Weaving behavior can affect the price and marketability of the horse. This depends on the severity of the weaving, and how easily it can be managed. It also depends on the education level of the horse.
For example, the trail riding horse who weaves only when stabled, is unlikely to be affected greatly. This is because the horse is not educated to a high level, and the weaving behavior is managed simply by avoiding stabling.
However, the top competition horse that is a chronic weaver may have its price affected more. This horse will be impacted more in terms of performance by the weaving, along with it being harder to manage.
Depending on the severity of the weaving, you may be able to negotiate a lower price for the horse. However, keep in mind that a weaver may cost more in upkeep; which can outweigh the reduced purchase price.
Are Horses That Weave More Expensive to Keep?
Management costs for horses that weave depend on how severe the weaving is, and how it is managed. The cost to keep a mild weaver is unlikely to differ from the normal costs of keeping a horse.
Interestingly, horses who weave might be cheaper to keep in some aspects. One example of this is the difference in the cost of a field and a stable at a boarding facility. Stables usually attract higher boarding rates due to their installation and maintenance costs.

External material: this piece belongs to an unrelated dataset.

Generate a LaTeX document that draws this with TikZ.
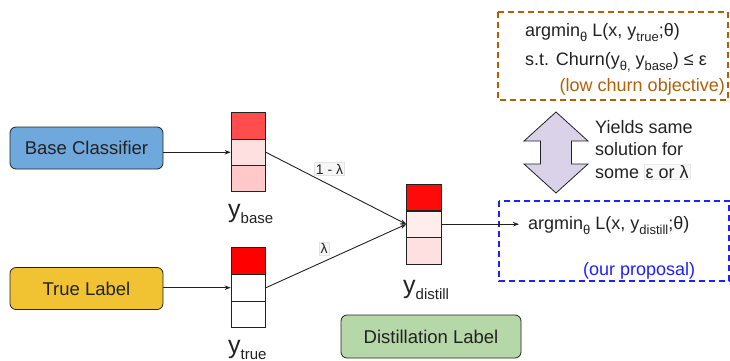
\documentclass[tikz,border=0pt]{standalone}
\usepackage{fontspec}
\setmainfont{Liberation Sans}
\usetikzlibrary{arrows.meta}
\definecolor{cblue}{HTML}{6FA8DC}
\definecolor{cyellow}{HTML}{F1C232}
\definecolor{cgreen}{HTML}{B6D7A8}
\definecolor{clav}{HTML}{D9D2E9}
\definecolor{corange}{HTML}{B45F06}
\definecolor{cdblue}{HTML}{2020FF}
\definecolor{ink}{HTML}{222222}
\definecolor{rb1}{HTML}{FF4D4D}
\definecolor{rb2}{HTML}{FFE0E0}
\definecolor{rb3}{HTML}{FFC9C9}
\definecolor{rt1}{HTML}{FF0000}
\definecolor{rd1}{HTML}{FF0A0A}
\definecolor{rd2}{HTML}{FFEDED}
\definecolor{rd3}{HTML}{FFE0E0}
\newcommand{\sbs}[1]{\raisebox{-0.3em}{\fontsize{13}{13}\selectfont #1}}
\newcommand{\bigy}[1]{{\fontsize{25}{25}\selectfont y}\raisebox{-6pt}{\fontsize{15}{15}\selectfont #1}}
\newcommand{\hlbox}[1]{{\setlength{\fboxsep}{1pt}\setlength{\fboxrule}{0.4pt}\fcolorbox{gray!18}{gray!5}{#1}}}
\begin{document}
\begin{tikzpicture}[x=1pt,y=-1pt,
  box/.style={draw=ink, rounded corners=6pt, line width=0.8pt, minimum width=153pt, minimum height=42pt, inner sep=0pt, font=\fontsize{18.5}{20}\selectfont, text=ink},
  cell/.style={draw=ink, line width=0.8pt, minimum width=34.5pt, minimum height=26.5pt, inner sep=0pt},
  txt/.style={inner sep=0pt, font=\fontsize{18}{20}\selectfont, text=ink},
  wlab/.style={inner sep=1.5pt, font=\fontsize{14}{15}\selectfont, fill=gray!7, draw=gray!22, line width=0.5pt, text=ink},
  arr/.style={draw=ink, line width=0.9pt, -{Stealth[length=6pt,width=4.5pt]}},
  dashbox/.style={line width=2pt, dash pattern=on 6pt off 4pt},
]
\useasboundingbox (0,0) rectangle (730,360);

% source boxes
\node[box, fill=cblue] (base) at (86.5,148) {Base Classifier};
\node[box, fill=cyellow] (true) at (86.5,288.5) {True Label};
\node[box, fill=cgreen, minimum width=180pt, minimum height=43pt] (dlab) at (431,336.5) {Distillation Label};

% y_base cells
\node[cell, fill=rb1] (b1) at (248.3,126) {};
\node[cell, fill=rb2] (b2) at (248.3,152.3) {};
\node[cell, fill=rb3] (b3) at (248.3,178.6) {};
% y_true cells
\node[cell, fill=rt1] (t1) at (248.3,261) {};
\node[cell, fill=white] (t2) at (248.3,287.7) {};
\node[cell, fill=white] (t3) at (248.3,314.3) {};
% y_distill cells
\node[cell, fill=rd1] (d1) at (424,197.6) {};
\node[cell, fill=rd2] (d2) at (424,224.2) {};
\node[cell, fill=rd3] (d3) at (424,250.8) {};

% y labels
\node[txt, anchor=base west] (yb) at (228,217) {\bigy{base}};
\node[txt, anchor=base west] (yt) at (228,353) {\bigy{true}};
\node[txt, anchor=base west] (yd) at (403,293.5) {\bigy{distill}};

% connectors
\draw[arr] (b2.west -| base.east) -- (b2.west);
\draw[arr] (t2.west -| true.east) -- (t2.west);
\draw[arr] (b2.east) -- (d2.west);
\draw[arr] (t2.east) -- (d2.west);
\node[wlab] (l1) at (329.5,169) {1 - λ};
\node[wlab] (l2) at (324,248.5) {λ};

% orange dashed box
\draw[dashbox, draw=corange] (498,12) rectangle (728,100);
\node[txt, anchor=base west] (o1) at (525,36.5) {argmin\sbs{θ} L(x, y\sbs{true};θ)};
\node[txt, anchor=base west] (o2) at (525,65) {s.t. Churn(y\sbs{θ,} y\sbs{base}) ≤ ε};
\node[txt, anchor=base east, text=corange] (o3) at (725,91.5) {(low churn objective)};

% double arrow
\draw[draw=ink, line width=0.8pt, fill=clav]
  (556,112) -- (588,141) -- (571.5,141) -- (571.5,164) -- (588,164) -- (556,193)
  -- (524,164) -- (540.5,164) -- (540.5,141) -- (524,141) -- cycle;
\node[txt, anchor=base west] (w1) at (595,133) {Yields same};
\node[txt, anchor=base west] (w2) at (595,155.5) {solution for};
\node[txt, anchor=base west] (w3) at (595,178) {some \hlbox{ε or λ}};

% blue dashed box
\draw[dashbox, draw=cdblue] (498.5,200.5) rectangle (729,280.5);
\coordinate (aend) at (519,224.2);
\draw[arr] (d2.east) -- (aend);
\node[txt, anchor=base west] (a1) at (528,229.5) {argmin\sbs{θ} L(x, y\sbs{distill};θ)};
\node[txt, anchor=base west, text=cdblue] (a2) at (583,275) {(our proposal)};
\end{tikzpicture}
\end{document}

Horses who weave often fare better when kept in turnout permanently. If your horse shares a field with another horse, your costs may be reduced further. Additionally, managing field-kept horses requires less time on a daily basis.
However, the chronic weaver might have more expenses in terms of feeds, medications, or supplements. The cost of calming supplements quickly adds up, as do veterinary medications. Even if you only use these products to help break the weaving habit, they can become expensive.
Horses that spend a lot of time weaving might also need extra hoof care or body work. Weaving can cause hooves to wear unevenly, resulting in hooves that need to be trimmed or shod more often. There can also be extra strain on muscles and ligaments, resulting in more frequent body work or chiropractic costs.
Lastly, very severe weavers may also incur maintenance costs to cover any property damage they cause. While not nearly as destructive as crib biting, weaving can cause damage to flooring or gateways.
While weaving itself is not a desirable behavior, it should be considered alongside your riding goals and personal circumstances. These include your management practices and training options. The health and soundness of the horse is also important. Before deciding to buy a horse that weaves, make sure you seek advice from professionals like your trainer or veterinarian.